Увы. На берегах туманного Альбиона Элиасу окончательно перестало везти. Не владея приличным английским, не разбираясь в хитросплетениях местной академической жизни, он банальнейшим образом остался «без места». Только в 1954 году, за восемь лет до пенсии, ему предложили преподавать в новооткрывшемся университете в Лейстере. На покое Элиас вновь перебирается на континет. Переиздание в конце шестидесятых «Прогресса» приносит ему кое-какую известность. Дальше — больше: в 1977 он получает престижную премию Адорно, а в восьмидесятых складывается то, что можно (с некоторой натяжкой) назвать «кругом учеников». Кроме того, ширится косвенное воздействие, особенно в любимой Элиасом Франции:[9] он оказывает влияние на Фуко, ссылки на Элиаса часты у Бурдье, и так далее.
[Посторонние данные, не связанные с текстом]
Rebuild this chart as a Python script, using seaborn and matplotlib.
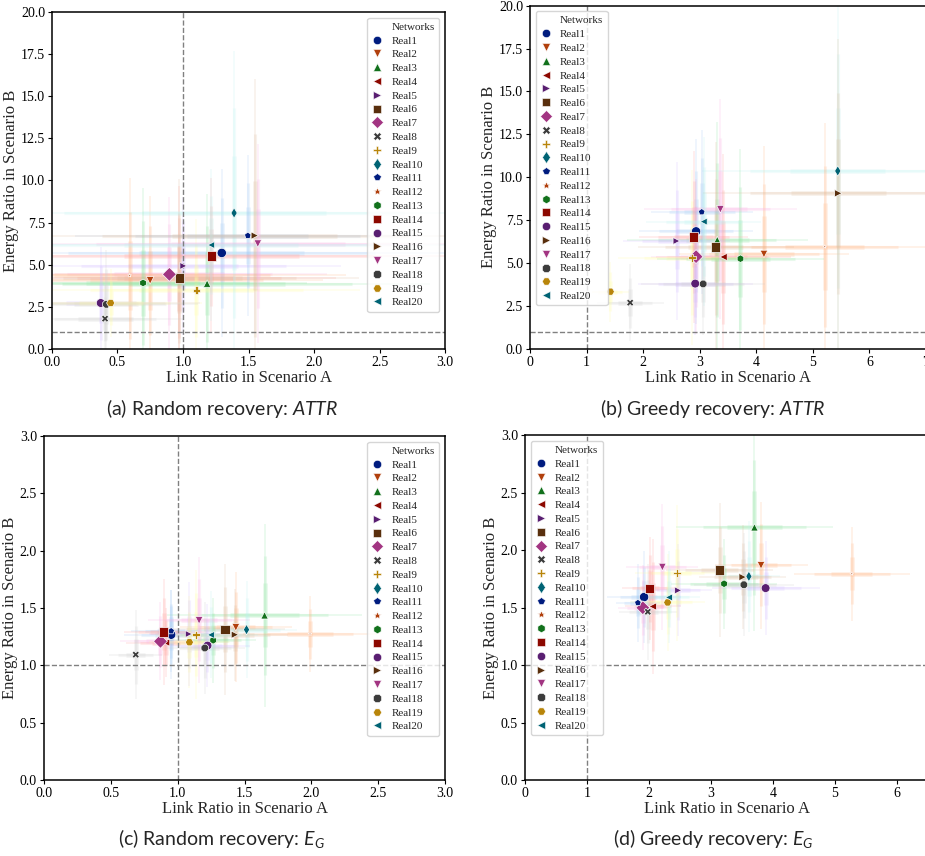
import matplotlib

matplotlib.use("Agg")
import matplotlib.pyplot as plt
import pandas as pd
import seaborn as sns
from matplotlib.lines import Line2D
from matplotlib.ticker import FormatStrFormatter

NETWORKS = [f"Real{i}" for i in range(1, 21)]
MARKERS = ["o", "v", "^", "<", ">", "s", "D", "X", "P", "d",
           "p", "*", "h", "s", "o", ">", "v", "8", "H", "<"]
SIZES = [45, 30, 28, 28, 25, 45, 50, 28, 32, 28,
         25, 8, 30, 45, 40, 28, 30, 35, 35, 25]

# (a) random recovery, ATTR
A_X = [1.296, 0.749, 1.184, 0.970, 1.003, 0.973, 0.896, 0.405, 1.103, 1.390,
       1.495, 0.593, 0.695, 1.217, 0.372, 1.548, 1.571, 0.415, 0.448, 1.215]
A_Y = [5.70, 4.07, 3.88, 4.20, 4.93, 4.21, 4.43, 1.80, 3.48, 8.07,
       6.73, 4.37, 3.92, 5.52, 2.73, 6.73, 6.25, 2.65, 2.73, 6.17]
A_XERR = [1.8, 1.32, 1.7, 1.2, 1.2, 1.37, 1.2, 0.6, 1.25, 2.0,
          1.32, 1.65, 1.25, 1.9, 0.76, 1.8, 1.9, 0.7, 0.7, 1.9]
A_YERR = [5.0, 5.0, 5.3, 5.5, 4.1, 5.9, 4.6, 2.0, 4.25, 9.6,
          4.8, 5.8, 5.65, 4.6, 3.35, 9.3, 5.9, 3.25, 2.0, 4.5]

# (b) greedy recovery, ATTR
B_X = [2.935, 4.135, 3.31, 3.42, 2.59, 3.28, 2.935, 1.77, 2.86, 5.44,
       3.035, 5.21, 3.72, 2.89, 2.92, 5.45, 3.365, 3.06, 1.42, 3.07]
B_Y = [6.85, 5.53, 6.35, 5.36, 6.29, 5.94, 5.38, 2.70, 5.32, 10.37,
       7.98, 5.96, 5.26, 6.52, 3.81, 9.07, 8.14, 3.79, 3.34, 7.42]
B_XERR = [1.0, 1.5, 1.6, 1.2, 0.95, 1.38, 0.8, 0.59, 1.3, 2.4,
          0.9, 2.0, 1.47, 0.97, 1.02, 2.4, 1.35, 1.1, 0.33, 1.02]
B_YERR = [5.4, 6.3, 6.9, 6.0, 4.6, 6.1, 4.5, 2.25, 5.1, 10.5,
          4.8, 7.2, 6.4, 5.0, 3.0, 9.0, 6.4, 3.0, 1.75, 4.9]

# (c) random recovery, E_G
C_X = [0.951, 1.435, 1.65, 0.913, 1.083, 1.355, 0.871, 0.686, 1.136, 1.515,
       0.951, 1.99, 1.265, 0.896, 1.223, 1.428, 1.16, 1.203, 1.088, 1.248]
C_Y = [1.267, 1.331, 1.436, 1.198, 1.273, 1.314, 1.209, 1.093, 1.267, 1.311,
       1.299, 1.273, 1.218, 1.291, 1.172, 1.267, 1.392, 1.151, 1.201, 1.265]
C_XERR = [0.35, 0.42, 0.73, 0.3, 0.3, 0.45, 0.3, 0.2, 0.3, 0.38,
          0.3, 0.5, 0.32, 0.3, 0.32, 0.4, 0.38, 0.3, 0.3, 0.35]
C_YERR = [0.39, 0.48, 0.8, 0.3, 0.45, 0.57, 0.34, 0.39, 0.56, 0.42,
          0.36, 0.33, 0.37, 0.46, 0.36, 0.4, 0.55, 0.4, 0.4, 0.38]

# (d) greedy recovery, E_G
D_X = [1.92, 3.806, 3.70, 2.06, 2.47, 3.14, 1.90, 1.98, 2.45, 3.61,
       1.82, 5.27, 3.21, 2.01, 3.88, 3.51, 2.215, 3.53, 2.30, 2.32]
D_Y = [1.592, 1.868, 2.199, 1.51, 1.65, 1.827, 1.499, 1.464, 1.80, 1.772,
       1.542, 1.795, 1.708, 1.667, 1.67, 1.766, 1.853, 1.699, 1.545, 1.589]
D_XERR = [0.6, 0.75, 1.27, 0.45, 0.55, 0.86, 0.4, 0.47, 0.67, 0.5,
          0.35, 0.94, 0.85, 0.45, 0.87, 0.7, 0.58, 0.8, 0.6, 0.5]
D_YERR = [0.4, 0.55, 0.9, 0.59, 0.4, 0.58, 0.37, 0.42, 0.59, 0.48,
          0.34, 0.41, 0.39, 0.45, 0.41, 0.45, 0.55, 0.45, 0.42, 0.4]

CAPTIONS = [
    "(a) Random recovery: $ATTR$",
    "(b) Greedy recovery: $ATTR$",
    "(c) Random recovery: $E_G$",
    "(d) Greedy recovery: $E_G$",
]

sns.set_theme(style="ticks")
plt.rcParams["font.family"] = ["Liberation Serif", "DejaVu Serif"]
plt.rcParams["mathtext.fontset"] = "custom"
plt.rcParams["mathtext.it"] = "Lato:italic"
plt.rcParams["mathtext.rm"] = "Lato"
plt.rcParams["axes.edgecolor"] = "black"
plt.rcParams["xtick.color"] = "black"
plt.rcParams["ytick.color"] = "black"

colors = sns.color_palette("dark", 10)
light = sns.color_palette("pastel", 10)
palette = {name: colors[i % 10] for i, name in enumerate(NETWORKS)}
bar_colors = {name: light[i % 10] for i, name in enumerate(NETWORKS)}
markers = dict(zip(NETWORKS, MARKERS))
sizes = dict(zip(NETWORKS, SIZES))


def draw_panel(ax, xs, ys, xerr, yerr, xlim, ylim, xticks, yticks, legend_loc):
    frame = pd.DataFrame({"network": NETWORKS, "x": xs, "y": ys, "xerr": xerr, "yerr": yerr})
    # faint, tapered error bars
    for row in frame.itertuples():
        for frac, lw in [(1.0, 1.2), (0.65, 2.2), (0.35, 3.4)]:
            ax.errorbar(
                row.x, row.y, xerr=row.xerr * frac, yerr=row.yerr * frac,
                fmt="none", ecolor=bar_colors[row.network], elinewidth=lw,
                alpha=0.2, capsize=0, zorder=1,
            )
    ax.axhline(1.0, color="gray", linestyle="--", linewidth=1, zorder=2)
    ax.axvline(1.0, color="gray", linestyle="--", linewidth=1, zorder=2)
    sns.scatterplot(
        data=frame, x="x", y="y", hue="network", style="network", size="network",
        palette=palette, markers=markers, sizes=sizes, edgecolor="white",
        linewidth=0.5, legend=False, ax=ax, zorder=3,
    )
    ax.set(xlim=xlim, ylim=ylim, xticks=xticks, yticks=yticks)
    ax.set_xlabel("Link Ratio in Scenario A", fontsize=12, labelpad=1)
    ax.set_ylabel("Energy Ratio in Scenario B", fontsize=12, labelpad=1)
    ax.tick_params(labelsize=10, length=3, width=0.8, pad=2)
    for spine in ax.spines.values():
        spine.set_linewidth(1.1)

    handles = [Line2D([], [], linestyle="", marker="")]
    labels = ["Networks"]
    for name in NETWORKS:
        handles.append(Line2D([], [], linestyle="", marker=markers[name], color=palette[name],
                              markersize=6, markeredgecolor="white", markeredgewidth=0.4))
        labels.append(name)
    ax.legend(handles, labels, loc=legend_loc, fontsize=8, handlelength=1.0,
              labelspacing=0.36, borderpad=0.4, handletextpad=0.8, framealpha=0.8)


fig = plt.figure(figsize=(9.25, 8.56), dpi=100)
ax_a = fig.add_axes([0.0562, 0.5923, 0.4249, 0.3937])
ax_b = fig.add_axes([0.5730, 0.5923, 0.4281, 0.4011])
ax_c = fig.add_axes([0.0476, 0.0888, 0.4335, 0.4019])
ax_d = fig.add_axes([0.5676, 0.0888, 0.4357, 0.4027])

draw_panel(ax_a, A_X, A_Y, A_XERR, A_YERR, (0, 3), (0, 20),
           [0, 0.5, 1.0, 1.5, 2.0, 2.5, 3.0], [0, 2.5, 5, 7.5, 10, 12.5, 15, 17.5, 20], "upper right")
draw_panel(ax_b, B_X, B_Y, B_XERR, B_YERR, (0, 7), (0, 20),
           [0, 1, 2, 3, 4, 5, 6, 7], [0, 2.5, 5, 7.5, 10, 12.5, 15, 17.5, 20], "upper left")
draw_panel(ax_c, C_X, C_Y, C_XERR, C_YERR, (0, 3), (0, 3),
           [0, 0.5, 1.0, 1.5, 2.0, 2.5, 3.0], [0, 0.5, 1.0, 1.5, 2.0, 2.5, 3.0], "upper right")
draw_panel(ax_d, D_X, D_Y, D_XERR, D_YERR, (0, 6.5), (0, 3),
           [0, 1, 2, 3, 4, 5, 6], [0, 0.5, 1.0, 1.5, 2.0, 2.5, 3.0], "upper left")

for ax in (ax_a, ax_b, ax_c, ax_d):
    ax.yaxis.set_major_formatter(FormatStrFormatter("%.1f"))
for ax in (ax_a, ax_c):
    ax.xaxis.set_major_formatter(FormatStrFormatter("%.1f"))
for ax in (ax_b, ax_d):
    ax.xaxis.set_major_formatter(FormatStrFormatter("%d"))

for (x, y), text in zip([(0.240, 0.523), (0.771, 0.523), (0.240, 0.021), (0.771, 0.021)], CAPTIONS):
    fig.text(x, y, text, ha="center", va="center", fontsize=14, family="Lato")

fig.savefig("out.png", dpi=100)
Вместе со ссылочками и цитатками интерес к Элиасу добрался до перестрадавшей французскими хворями «читающей России» — и вот мы видим, наконец, два аккуратных коричневых томика «О прогрессе цивилизации».
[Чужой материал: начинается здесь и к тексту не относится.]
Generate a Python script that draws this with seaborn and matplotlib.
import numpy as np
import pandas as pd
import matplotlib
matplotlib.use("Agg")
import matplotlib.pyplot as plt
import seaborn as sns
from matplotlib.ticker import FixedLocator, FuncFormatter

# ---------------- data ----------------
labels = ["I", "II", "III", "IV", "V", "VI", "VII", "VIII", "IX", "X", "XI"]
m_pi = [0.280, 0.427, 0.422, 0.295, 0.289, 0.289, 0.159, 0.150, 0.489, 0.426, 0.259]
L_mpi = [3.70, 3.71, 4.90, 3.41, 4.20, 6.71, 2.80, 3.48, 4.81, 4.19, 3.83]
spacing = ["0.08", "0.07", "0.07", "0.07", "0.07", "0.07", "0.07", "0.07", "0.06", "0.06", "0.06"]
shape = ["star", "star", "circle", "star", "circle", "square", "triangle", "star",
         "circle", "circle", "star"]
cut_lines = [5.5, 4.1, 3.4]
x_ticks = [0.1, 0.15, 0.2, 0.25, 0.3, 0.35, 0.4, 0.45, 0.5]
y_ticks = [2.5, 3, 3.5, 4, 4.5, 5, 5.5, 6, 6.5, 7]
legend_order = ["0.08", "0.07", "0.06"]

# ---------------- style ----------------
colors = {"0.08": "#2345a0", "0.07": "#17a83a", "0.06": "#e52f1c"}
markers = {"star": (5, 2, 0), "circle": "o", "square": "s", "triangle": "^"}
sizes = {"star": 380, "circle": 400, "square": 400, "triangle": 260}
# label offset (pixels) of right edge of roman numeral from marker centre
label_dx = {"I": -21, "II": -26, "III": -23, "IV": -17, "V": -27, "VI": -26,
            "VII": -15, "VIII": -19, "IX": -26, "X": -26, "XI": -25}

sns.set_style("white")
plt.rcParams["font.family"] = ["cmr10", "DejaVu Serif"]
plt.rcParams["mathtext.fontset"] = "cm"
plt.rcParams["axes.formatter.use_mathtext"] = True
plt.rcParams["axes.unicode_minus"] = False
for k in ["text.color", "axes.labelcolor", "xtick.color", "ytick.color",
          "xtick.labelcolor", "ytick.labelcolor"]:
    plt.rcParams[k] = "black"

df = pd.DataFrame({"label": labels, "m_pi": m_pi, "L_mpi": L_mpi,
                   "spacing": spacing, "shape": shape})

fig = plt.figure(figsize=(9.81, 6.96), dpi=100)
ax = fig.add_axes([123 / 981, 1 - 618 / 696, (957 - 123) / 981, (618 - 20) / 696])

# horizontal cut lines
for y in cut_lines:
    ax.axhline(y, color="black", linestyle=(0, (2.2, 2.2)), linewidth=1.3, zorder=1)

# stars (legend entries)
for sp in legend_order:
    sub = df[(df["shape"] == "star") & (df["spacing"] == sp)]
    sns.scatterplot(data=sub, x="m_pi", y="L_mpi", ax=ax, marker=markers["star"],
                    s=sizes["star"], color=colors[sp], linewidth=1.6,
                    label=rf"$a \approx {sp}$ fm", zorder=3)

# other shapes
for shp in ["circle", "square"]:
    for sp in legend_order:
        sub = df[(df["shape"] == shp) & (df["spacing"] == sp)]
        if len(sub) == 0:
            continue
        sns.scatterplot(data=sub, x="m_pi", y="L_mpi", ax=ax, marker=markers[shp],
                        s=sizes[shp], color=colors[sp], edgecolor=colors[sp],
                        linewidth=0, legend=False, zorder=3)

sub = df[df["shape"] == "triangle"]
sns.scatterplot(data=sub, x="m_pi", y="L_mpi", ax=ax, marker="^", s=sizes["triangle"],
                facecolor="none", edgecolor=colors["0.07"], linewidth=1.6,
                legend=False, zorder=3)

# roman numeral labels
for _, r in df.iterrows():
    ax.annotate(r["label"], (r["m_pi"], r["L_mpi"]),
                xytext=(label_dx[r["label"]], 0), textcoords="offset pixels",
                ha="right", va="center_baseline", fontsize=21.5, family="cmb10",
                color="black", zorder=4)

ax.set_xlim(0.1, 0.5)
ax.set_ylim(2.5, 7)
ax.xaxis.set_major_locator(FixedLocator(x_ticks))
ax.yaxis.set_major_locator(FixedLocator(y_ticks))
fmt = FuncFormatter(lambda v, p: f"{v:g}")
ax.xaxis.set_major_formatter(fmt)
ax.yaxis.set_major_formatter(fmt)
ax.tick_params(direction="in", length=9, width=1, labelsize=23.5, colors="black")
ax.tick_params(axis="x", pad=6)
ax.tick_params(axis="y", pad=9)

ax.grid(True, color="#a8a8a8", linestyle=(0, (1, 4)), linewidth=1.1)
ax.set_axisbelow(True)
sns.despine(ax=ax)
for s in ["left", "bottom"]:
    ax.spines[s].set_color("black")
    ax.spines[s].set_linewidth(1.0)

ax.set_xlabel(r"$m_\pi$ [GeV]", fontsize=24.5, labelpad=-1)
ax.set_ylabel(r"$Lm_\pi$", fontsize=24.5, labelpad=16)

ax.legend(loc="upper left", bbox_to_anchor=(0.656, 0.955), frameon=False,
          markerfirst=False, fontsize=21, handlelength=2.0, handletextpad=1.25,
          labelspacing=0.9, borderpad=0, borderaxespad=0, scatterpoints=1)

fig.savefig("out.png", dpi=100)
Но пора заканчивать затянувшееся представление и приступать собственно к тексту.
Книга состоит из двух томов. Некоторые названия глав из первого тома: «О сморкании», «О плевании», «О поведении в спальне». Некоторые названия глав из тома второго: «О механизме возникновения и действия монополии», «О социогенезе монополии на налоги». Остаётся понять, «где тут связь».
Прежде всего, о избранной теме. Элиас выслужил-таки свою долю интереса публики как раз к тем годам, когда обострился интерес к проблематике «социального тела», «корпуса» (отличие от биологического тела здесь такое же, как у «гендера», «пола как социальной роли», от пола биологического). Правда, в отличие от невнятных построений французских мыслителей, вконец испоганивших проблематику, Элиас обращается с предметом исключительно аккуратно. Он просто констатирует тот факт, что в социальную игру вовлечено всё, с чем имеет дело человек — в том числе и его собственное тело как предмет социальных манипуляций, объект контроля и дрессировки, и, наконец, субъект саморепрезентаций, то есть «внешность», «наружность» человека, столь значимая в любом обществе.